Edit the configuration file. We want ntopng to act as a collector rather than just sniffing a local interface.

sudo nano /etc/ntopng/ntopng.conf

Add these lines to collect data on port 5555 via ZeroMQ:

-i=view:all
-i=tcp://127.0.0.1:5555
-w=3000
-d=/var/lib/ntopng

3. Setting up softflowd

If your router doesn’t support NetFlow, use softflowd on the server itself. This tool turns your Linux box into a NetFlow-capable device.

sudo apt install softflowd

# Export eth0 traffic to our collector on port 2055
sudo softflowd -i eth0 -n 127.0.0.1:2055 -v 9

4. Bridging with nProbe

ntopng often uses nProbe as a proxy. nProbe collects raw NetFlow (port 2055) and forwards it to ntopng (port 5555) in a format it understands perfectly.

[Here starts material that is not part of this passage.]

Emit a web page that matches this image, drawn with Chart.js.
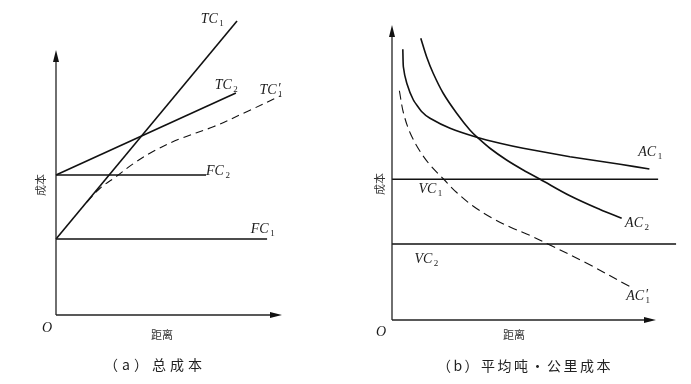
<!DOCTYPE html>
<html>
<head>
<meta charset="utf-8">
<script src="https://cdn.jsdelivr.net/npm/chart.js@4"></script>
<style>
  html,body{margin:0;padding:0;background:#fff;}
  #wrap{position:relative;width:691px;height:384px;}
  canvas{position:absolute;top:0;}
  #c1{left:0;} #c2{left:346px;}
</style>
</head>
<body>
<div id="wrap">
  <canvas id="c1" width="345" height="384"></canvas>
  <canvas id="c2" width="345" height="384"></canvas>
</div>
<script>
// ---------- Data: (a) 总成本 ----------
const fc1X = [0, 9.34],  fc1Y = [3.04, 3.04];
const fc2X = [0, 6.64],  fc2Y = [5.6, 5.6];
const tc1X = [0, 8.01],  tc1Y = [3.04, 11.76];
const tc2X = [0, 7.96],  tc2Y = [5.6, 8.88];
const tc1pX = [1.37, 1.95, 2.68, 3.42, 4.31, 5.49, 6.96, 8.44, 9.91];
const tc1pY = [4.52, 5.07, 5.55, 6.05, 6.55, 7.05, 7.53, 8.13, 8.76];

// ---------- Data: (b) 平均吨·公里成本 ----------
const vc1X = [0, 10.08], vc1Y = [5.63, 5.63];
const vc2X = [0, 10.76], vc2Y = [3.04, 3.04];
const ac1X = [0.41, 0.43, 0.56, 0.81, 1.13, 1.44, 2.20, 3.21, 4.09, 4.97, 6.74, 8.64, 9.75];
const ac1Y = [10.83, 10.13, 9.47, 8.8, 8.33, 8.07, 7.67, 7.31, 7.07, 6.87, 6.53, 6.23, 6.04];
const ac2X = [1.09, 1.31, 1.56, 1.94, 2.45, 2.95, 3.27, 3.71, 4.34, 4.97, 5.61, 6.74, 7.88, 8.70];
const ac2Y = [11.27, 10.53, 9.87, 9.07, 8.27, 7.6, 7.27, 6.87, 6.4, 6.0, 5.63, 4.97, 4.42, 4.07];
const ac1pX = [0.28, 0.43, 0.68, 1.06, 1.44, 1.94, 2.45, 3.08, 3.84, 4.47, 5.23, 5.98, 7.38, 9.02];
const ac1pY = [9.17, 8.3, 7.5, 6.75, 6.2, 5.65, 5.1, 4.55, 4.05, 3.72, 3.38, 3.0, 2.27, 1.33];

// ---------- Curve labels (main, subscript, prime, anchor in data units) ----------
const labelsA = [
  ['TC', '1', false, 6.40, 11.68],
  ['TC', '2', false, 7.02, 9.04],
  ['TC', '1', true,  9.0, 8.84],
  ['FC', '2', false, 6.64, 5.6],
  ['FC', '1', false, 8.62, 3.28]
];
const labelsB = [
  ['AC', '1', false, 9.33, 6.56],
  ['AC', '2', false, 8.83, 3.72],
  ['AC', '1', true,  8.87, 0.8],
  ['VC', '1', false, 1.0, 5.08],
  ['VC', '2', false, 0.85, 2.28]
];

const zip = (xs, ys) => xs.map((x, i) => ({x, y: ys[i]}));
const INK = '#111';

function ds(xs, ys, opt) {
  return Object.assign({
    data: zip(xs, ys), showLine: true, pointRadius: 0, borderColor: INK,
    borderWidth: 1.6, fill: false, clip: false, tension: 0.35
  }, opt || {});
}

function drawSym(ctx, main, sub, prime, px, py) {
  ctx.fillStyle = '#1a1a1a';
  ctx.textAlign = 'left';
  ctx.textBaseline = 'alphabetic';
  ctx.font = 'italic 14px "Liberation Serif", "DejaVu Serif", serif';
  ctx.fillText(main, px, py);
  const w = ctx.measureText(main).width;
  if (prime) ctx.fillText('\u2032', px + w + 1, py - 1);
  ctx.font = '9px "Liberation Serif", "DejaVu Serif", serif';
  ctx.fillText(sub, px + w + 1.5, py + 3);
}

const decor = {
  id: 'decor',
  afterDatasetsDraw(chart, args, o) {
    const ctx = chart.ctx, xs = chart.scales.x, ys = chart.scales.y;
    const x0 = xs.getPixelForValue(0), y0 = ys.getPixelForValue(0);
    const xe = xs.getPixelForValue(o.axisX), ye = ys.getPixelForValue(o.axisY);
    ctx.save();
    // axes
    ctx.strokeStyle = '#222'; ctx.lineWidth = 1.3;
    ctx.beginPath(); ctx.moveTo(x0, y0); ctx.lineTo(x0, ye + 8); ctx.stroke();
    ctx.beginPath(); ctx.moveTo(x0, y0); ctx.lineTo(xe - 8, y0); ctx.stroke();
    ctx.fillStyle = '#111';
    ctx.beginPath(); ctx.moveTo(x0, ye); ctx.lineTo(x0 - 3, ye + 12); ctx.lineTo(x0 + 3, ye + 12); ctx.closePath(); ctx.fill();
    ctx.beginPath(); ctx.moveTo(xe, y0); ctx.lineTo(xe - 12, y0 - 3); ctx.lineTo(xe - 12, y0 + 3); ctx.closePath(); ctx.fill();
    // curve labels
    o.labels.forEach(l => drawSym(ctx, l[0], l[1], l[2], xs.getPixelForValue(l[3]), ys.getPixelForValue(l[4])));
    // origin
    ctx.fillStyle = '#1a1a1a';
    ctx.font = 'italic 14px "Liberation Serif", serif';
    ctx.textAlign = 'left';
    ctx.fillText('O', o.oPos[0], o.oPos[1]);
    // axis titles
    ctx.fillStyle = '#333';
    ctx.font = '11px "Noto Sans CJK SC", sans-serif';
    ctx.textAlign = 'center'; ctx.textBaseline = 'middle';
    ctx.fillText('距离', o.xt[0], o.xt[1]);
    ctx.save();
    ctx.translate(o.yt[0], o.yt[1]); ctx.rotate(-Math.PI / 2);
    ctx.fillText('成本', 0, 0);
    ctx.restore();
    // caption
    ctx.font = '14px "Noto Sans CJK SC", sans-serif';
    ctx.fillStyle = '#222';
    try { ctx.letterSpacing = o.cap[3] + 'px'; } catch (e) {}
    ctx.fillText(o.cap[0], o.cap[1], o.cap[2]);
    ctx.restore();
  }
};

function makeChart(id, datasets, pad, xMax, yMax, plug) {
  return new Chart(document.getElementById(id), {
    type: 'scatter',
    data: { datasets },
    options: {
      responsive: false, animation: false, events: [],
      layout: { padding: pad },
      scales: {
        x: { type: 'linear', min: 0, max: xMax, display: false },
        y: { type: 'linear', min: 0, max: yMax, display: false }
      },
      plugins: { legend: { display: false }, tooltip: { enabled: false }, decor: plug }
    },
    plugins: [decor]
  });
}

makeChart('c1', [
  ds(fc1X, fc1Y, {borderWidth: 1.3}),
  ds(fc2X, fc2Y, {borderWidth: 1.3}),
  ds(tc1X, tc1Y),
  ds(tc2X, tc2Y),
  ds(tc1pX, tc1pY, {borderWidth: 1.1, borderDash: [8, 5]})
], {left: 56, right: 63, top: 15, bottom: 69}, 10, 12, {
  axisX: 10, axisY: 10.6, labels: labelsA,
  oPos: [42, 332], xt: [162, 335], yt: [41, 185], cap: ['（a）总成本', 155, 365, 4]
});

makeChart('c2', [
  ds(vc1X, vc1Y, {borderWidth: 1.3}),
  ds(vc2X, vc2Y, {borderWidth: 1.3}),
  ds(ac1X, ac1Y, {tension: 0.15}),
  ds(ac2X, ac2Y),
  ds(ac1pX, ac1pY, {borderWidth: 1.1, borderDash: [9, 5]})
], {left: 46, right: 35, top: 20, bottom: 64}, 10, 12, {
  axisX: 10, axisY: 11.8, labels: labelsB,
  oPos: [30, 336], xt: [168, 335], yt: [34, 184], cap: ['（b）平均吨·公里成本', 179, 366, 2.5]
});
</script>
</body>
</html>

# Collect NetFlow on 2055 and forward to ntopng on 5555
sudo nprobe --zmq "tcp://*:5555" -i none -n none --collector-port 2055

Real-World Troubleshooting

Once you log into the dashboard at http://your-server-ip:3000, you’ll see a wealth of data. Here is how I use it when things go wrong:

Finding ‘Top Talkers’: Sort the Hosts section by throughput. I once found a misconfigured backup script trying to sync 1.5 TB of data during peak business hours this way. It took 30 seconds to find.
Detecting DDoS: Check the Flows tab. If you see 50,000 flows from unique external IPs to one internal IP—all with low byte counts—you are facing a SYN flood.
App Visibility: ntopng uses nDPI to guess the application. It can tell you if that encrypted traffic is an AWS S3 upload or just someone watching Netflix in the office.

Keep an eye on the ‘Flow Expiration’ settings. If flows expire too quickly, your graphs look choppy. If they stay active too long, your ‘real-time’ data feels lagged. Set active flows to expire every 60 seconds for the best balance.

Moving to flow-based monitoring gives you the high-level visibility needed for modern networks. While packet capture explains the ‘how’, NetFlow tells you the ‘who, what, and where’. Adding both to your toolkit ensures you aren’t flying blind when the next spike hits.